Graves’ son, Earl “Butch” Graves, Jr. confirmed the news in posts on his social media accounts, saying his dad died after a long battle with Alzheimer’s.

“I loved and admired this giant of a man, and am blessed to be his namesake,” Graves tweeted.

Graves, Sr. founded Black Enterprise in 1970 as a resource for business and investing advice for African Americans. In his award-winning bestseller, How To Succeed In Business Without Being White, Graves stated his purpose for founding Black Enterprise was to show the African American community how to thrive in corporate America.

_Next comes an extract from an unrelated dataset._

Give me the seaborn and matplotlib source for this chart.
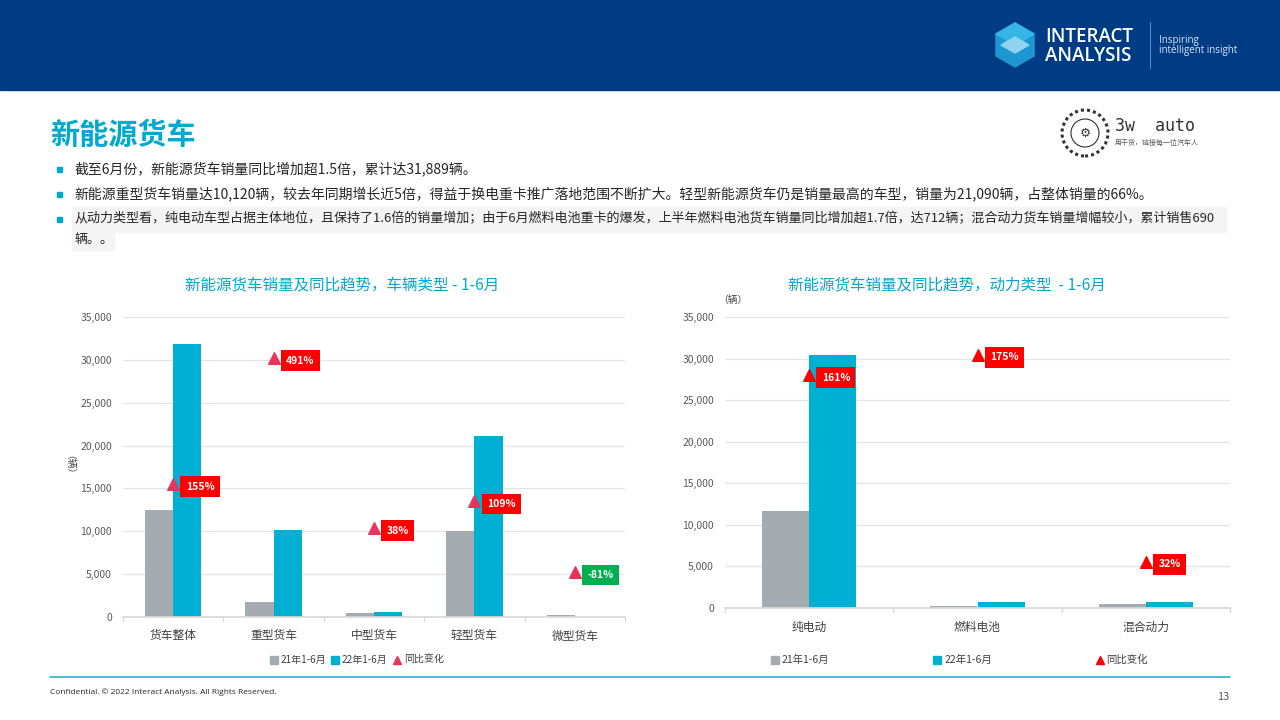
import numpy as np
import pandas as pd
import matplotlib
matplotlib.use('Agg')
import matplotlib.pyplot as plt
import matplotlib.patches as mpatches
from matplotlib.lines import Line2D
import seaborn as sns

# 数据
vehicle_types = ['货车整体', '重型货车', '中型货车', '轻型货车', '微型货车']
vehicle_21 = [12505, 1712, 450, 10091, 215]
vehicle_22 = [31889, 10120, 620, 21090, 41]
vehicle_yoy = [155, 491, 38, 109, -81]

power_types = ['纯电动', '燃料电池', '混合动力']
power_21 = [11660, 259, 523]
power_22 = [30440, 712, 690]
power_yoy = [161, 175, 32]

series_names = ['21年1-6月', '22年1-6月']
bullets = [
    '截至6月份，新能源货车销量同比增加超1.5倍，累计达31,889辆。',
    '新能源重型货车销量达10,120辆，较去年同期增长近5倍，得益于换电重卡推广落地范围不断扩大。轻型新能源货车仍是销量最高的车型，销量为21,090辆，占整体销量的66%。',
    '从动力类型看，纯电动车型占据主体地位，且保持了1.6倍的销量增加；由于6月燃料电池重卡的爆发，上半年燃料电池货车销量同比增加超1.7倍，达712辆；混合动力货车销量增幅较小，累计销售690',
]

GRAY = '#a5acb1'
CYAN = '#00b0d3'
TITLE_CYAN = '#00a9ce'
NAVY = '#003c84'

sns.set_theme(style='white')
plt.rcParams['font.family'] = ['Noto Sans CJK SC', 'DejaVu Sans']

W, H = 1280, 720
fig = plt.figure(figsize=(12.8, 7.2), dpi=100)


def fx(x):
    return x / W


def fy(y):
    return 1 - y / H


# 顶部横幅
fig.patches.append(mpatches.Rectangle((0, fy(90)), 1, 90 / H, transform=fig.transFigure,
                                      color=NAVY, zorder=0))
# logo 六边形
hx, hy, r = 1015, 45, 22
ang = np.radians(np.arange(6) * 60 + 30)
hexa = [(fx(hx + r * np.cos(a)), fy(hy + r * np.sin(a))) for a in ang]
fig.patches.append(mpatches.Polygon(hexa, closed=True, transform=fig.transFigure,
                                    color='#1e96d2', zorder=1))
top = [(fx(hx - 19), fy(hy - 11)), (fx(hx), fy(hy - 22)), (fx(hx + 19), fy(hy - 11)), (fx(hx), fy(hy))]
fig.patches.append(mpatches.Polygon(top, closed=True, transform=fig.transFigure,
                                    color='#35b6e6', zorder=1.5))
inner = [(fx(hx - 14), fy(hy)), (fx(hx), fy(hy - 8)), (fx(hx + 14), fy(hy)), (fx(hx), fy(hy + 8))]
fig.patches.append(mpatches.Polygon(inner, closed=True, transform=fig.transFigure,
                                    color='#8fd3ee', zorder=2))
fig.text(fx(1045), fy(37), 'INTERACT', color='white', fontsize=13.5, fontweight='semibold',
         va='center', family=['Open Sans', 'DejaVu Sans'])
fig.text(fx(1045), fy(56), 'ANALYSIS', color='white', fontsize=13.5, fontweight='semibold',
         va='center', family=['Open Sans', 'DejaVu Sans'])
fig.add_artist(Line2D([fx(1150), fx(1150)], [fy(22), fy(68)], color='#4a8fd0', lw=0.8))
fig.text(fx(1159), fy(40), 'Inspiring', color='#dce8f5', fontsize=7, va='center',
         family=['Open Sans', 'DejaVu Sans'])
fig.text(fx(1159), fy(51), 'intelligent insight', color='#dce8f5', fontsize=7, va='center',
         family=['Open Sans', 'DejaVu Sans'])

# 3w auto logo
fig.patches.append(mpatches.Ellipse((fx(1085), fy(133)), 46 / W, 46 / H, transform=fig.transFigure,
                                    fill=False, ec='#333333', lw=2.2, ls=(0, (1, 1))))
fig.patches.append(mpatches.Ellipse((fx(1085), fy(133)), 28 / W, 28 / H, transform=fig.transFigure,
                                    fill=False, ec='#333333', lw=0.8))
fig.text(fx(1085), fy(133), '⚙', fontsize=9, ha='center', va='center', color='#333333')
fig.text(fx(1115), fy(126), '3w  auto', fontsize=12, va='center', color='#333333',
         family=['DejaVu Sans Mono'])
fig.text(fx(1115), fy(143), '用干货，链接每一位汽车人', fontsize=5, va='center', color='#555555')

# 标题和要点
fig.text(fx(50), fy(135), '新能源货车', fontsize=21, fontweight='bold', color=TITLE_CYAN, va='center')
fig.patches.append(mpatches.Rectangle((fx(72), fy(232)), (1226 - 72) / W, 25 / H,
                                      transform=fig.transFigure, color='#f4f4f4', zorder=0))
fig.patches.append(mpatches.Rectangle((fx(72), fy(250)), 42 / W, 18 / H,
                                      transform=fig.transFigure, color='#f4f4f4', zorder=0))
for txt, yy, fs in zip(bullets, [169, 194, 219], [10, 10, 9.4]):
    fig.patches.append(mpatches.Rectangle((fx(57), fy(yy + 3)), 5 / W, 5 / H,
                                          transform=fig.transFigure, color=TITLE_CYAN))
    fig.text(fx(74), fy(yy), txt, fontsize=fs, color='#262626', va='center')
fig.text(fx(74), fy(240), '辆。。', fontsize=9.4, color='#262626', va='center')


def draw_chart(rect, cats, v21, v22, yoy, y2lim, tri_color, title, title_x):
    ax = fig.add_axes(rect)
    df = pd.DataFrame({
        'cat': cats * 2,
        'series': [series_names[0]] * len(cats) + [series_names[1]] * len(cats),
        'value': list(v21) + list(v22),
    })
    sns.barplot(data=df, x='cat', y='value', hue='series', palette=[GRAY, CYAN],
                width=0.56, gap=0, ax=ax, legend=False, saturation=1, linewidth=0)
    ax.set_ylim(0, 35000)
    ax.set_yticks(np.arange(0, 35001, 5000))
    ax.set_yticklabels([f'{v:,}' for v in range(0, 35001, 5000)], fontsize=7.5, color='#595959')
    ax.yaxis.grid(True, color='#e4e4e4', lw=0.9)
    ax.set_axisbelow(True)
    ax.set_xlabel('')
    ax.set_ylabel('')
    ax.tick_params(axis='x', labelsize=8.5, colors='#404040', length=0, pad=9)
    ax.tick_params(axis='y', length=0, pad=8)
    for s in ['top', 'right', 'left']:
        ax.spines[s].set_visible(False)
    ax.spines['bottom'].set_color('#d9d9d9')
    # 分类间刻度
    for b in np.arange(-0.5, len(cats), 1.0):
        ax.plot([b, b], [0, -500], color='#d9d9d9', lw=0.9, clip_on=False)
    ax.set_xlim(-0.5, len(cats) - 0.5)

    ax2 = ax.twinx()
    ax2.set_ylim(*y2lim)
    ax2.axis('off')
    x = np.arange(len(cats))
    ax2.scatter(x, yoy, marker='^', s=70, color=tri_color, zorder=5)
    for xi, p in zip(x, yoy):
        fc = '#00b050' if p < 0 else '#ff0000'
        ax2.annotate(f'{p}%', (xi, p), xytext=(9, -2), textcoords='offset points',
                     fontsize=7.5, fontweight='bold', color='white', va='center', ha='left',
                     bbox=dict(boxstyle='square,pad=0.5', fc=fc, ec='none'), zorder=6)
    fig.text(title_x, fy(285), title, fontsize=11.2, color=TITLE_CYAN, ha='center', va='center')
    return ax


ax1 = draw_chart([fx(123), fy(617), 502 / W, 300 / H], vehicle_types, vehicle_21, vehicle_22,
                 vehicle_yoy, (-200, 600), '#e8345a', '新能源货车销量及同比趋势，车辆类型 - 1-6月', fx(342))
fig.text(fx(64), fy(470), '（辆）', fontsize=7, rotation=-90, ha='center', va='center', color='#404040')

ax2 = draw_chart([fx(725), fy(608), 505 / W, 291 / H], power_types, power_21, power_22,
                 power_yoy, (0, 201), '#ff0000', '新能源货车销量及同比趋势，动力类型  - 1-6月', fx(947))
fig.text(fx(733), fy(300), '（辆）', fontsize=7, ha='center', va='center', color='#404040')


# 图例
def legend_handles(tri_color):
    return [
        Line2D([], [], marker='s', ls='', color=GRAY, markersize=6, label=series_names[0]),
        Line2D([], [], marker='s', ls='', color=CYAN, markersize=6, label=series_names[1]),
        Line2D([], [], marker='^', ls='', color=tri_color, markersize=6, label='同比变化'),
    ]


fig.legend(handles=legend_handles('#e8345a'), loc='center', bbox_to_anchor=(fx(355), fy(660)),
           ncol=3, frameon=False, fontsize=7.2, handletextpad=-0.1, columnspacing=0.2,
           handlelength=1.5, labelcolor='#404040')
fig.legend(handles=legend_handles('#ff0000'), loc='center left', bbox_to_anchor=(fx(758), fy(660)),
           ncol=3, frameon=False, fontsize=7.5, handletextpad=-0.1, columnspacing=9.6,
           handlelength=1.5, labelcolor='#404040')

# 页脚
fig.add_artist(Line2D([fx(50), fx(1230)], [fy(677), fy(677)], color='#2ab0d8', lw=1.2))
fig.text(fx(50), fy(692), 'Confidential. © 2022 Interact Analysis. All Rights Reserved.',
         fontsize=6, color='#262626', va='center', family=['Open Sans', 'DejaVu Sans'])
fig.text(fx(1229), fy(697), '13', fontsize=8, color='#595959', va='center', ha='right')

fig.savefig('out.png', dpi=100)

“The time was ripe for a magazine devoted to economic development in the African American community. The publication was committed to the task of educating, inspiring and uplifting its readers. My goal was to show them how to thrive professionally, economically and as proactive, empowered citizens.”

Outside of founding Black Enterprise, Graves was involved in several other businesses. At one point, he operated Pepsi-Cola distribution in Washington, DC. Graves was a strong advocate for African American inclusion in corporate America. As such, he was one of few African-Americans to serve on the boards of major corporations such as American Airlines, Daimler Chrysler, and Rohm & Hass and Federated Department Stores (Macy’s).

Black Enterprise posted on his passing via their social media accounts.

“We will evermore celebrate his life and legacy, in this, our 50th Anniversary Year, and beyond,” Black Enterprise captioned in their post.